Sociotechnical imaginaries driving AI Development
Influential ideas about the desirable technological future also serve as an orienting force for AI researchers to choose what problems to work on. Those ideas are shaped in part by popular science fiction stories. Particularly notable among those is Star Trek, which popularized the ambition to build technology that enables material abundance, freeing people from the economic need to sell their labor.

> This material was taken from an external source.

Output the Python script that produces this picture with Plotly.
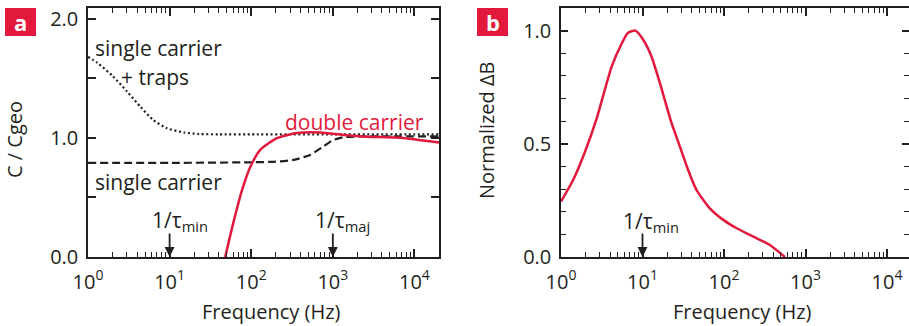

What gets dangerously lost in attempts to build Star Trek-inspired technology is that we do not know whether, in real life, the automation of all or the majority of paid tasks (if it is feasible at all) would actually result in broadly shared prosperity. History suggests that the probability of economic and political power being voluntarily redistributed from technological “winners” to the less fortunate is remarkably low. In the past, this redistribution was often prompted by extended and brutal struggle, with never certain outcomes. The situation today is made more complex by the political opposition to cross-border redistribution of income. In other words, even if the government of a certain country eventually gains the ability to levy taxes on its technological leaders in amounts sufficient to replace the labor incomes of its citizens, prevailing global norms deem it completely acceptable, and even expected, to deny non-citizens access to these tax revenues.
Between the lines
A commonly raised (and well-founded!) objection to the call to deliberately govern AI in service of shared prosperity argues that it is too difficult to predict whether a given class of AI technologies would boost or dampen the demand for human labor. For example, applications based on large language models can complement and displace human labor. This is a valid argument, but it does not remove the imperative to examine the factors influencing what kind of uses AI is put towards. As this analysis shows, at present, we are likely heavily incentivizing the labor-saving uses of AI. If we do not deliberately adjust the commercial incentives faced by AI-creating and AI-using firms or introduce alternative visions for the AI field, we might well end up having eliminated too many stable, well-paying jobs long before we build robust global mechanisms for providing people with access to alternative sources of income.